1835–93, Union spy in the Civil War, b. New Orleans. She became an actress at 18 in New York City. In 1863 she was banished to Confederate lines as a supposed Southern sympathizer, when in reality she had already performed valuable services for Union intelligence in Louisville and Nashville. Captured with compromising papers upon her, she was taken to Gen. Braxton Bragg, court-martialed, and sentenced to be hanged. However, in the hasty departure (June, 1863) of the Confederates from Shelbyville, Tenn., she was left behind and was thus able, for the last time, to help the Union cause with information about Confederate strength and plans. Dressed in a Union uniform, she lectured afterward about her experiences. Her later life was unhappy, and she committed suicide in San Francisco.

Cushman, Pauline

(1833–93) actress, Union spy; born in New Orleans. Of Spanish and French descent, she was raised in a frontier settlement with Indian children. She joined the New Orleans "Varieties" (1851); by 1852, she had come to New York City where she gained some reputation as an actress.
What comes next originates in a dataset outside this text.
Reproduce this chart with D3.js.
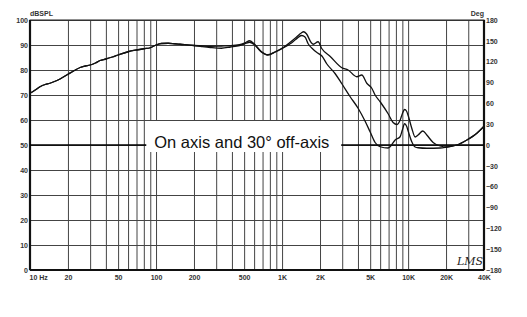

She was in Kentucky with a traveling show in 1863 and, although secretly working for the Federal espionage branch, she pretended to be sympathetic to the South. This allowed her to move about and observe Confederate troop movements; during the Tullahoma, Tenn., campaign of June 1863, she was caught with compromising papers on her; court-martialed and sentenced to be hanged, she was saved by the arrival of Union troops. To capitalize on her notoriety, she began to lecture, wearing a Federal uniform. She eventually went back to acting, but her life was not happy; she had been married three times and she killed herself by taking an overdose of morphine.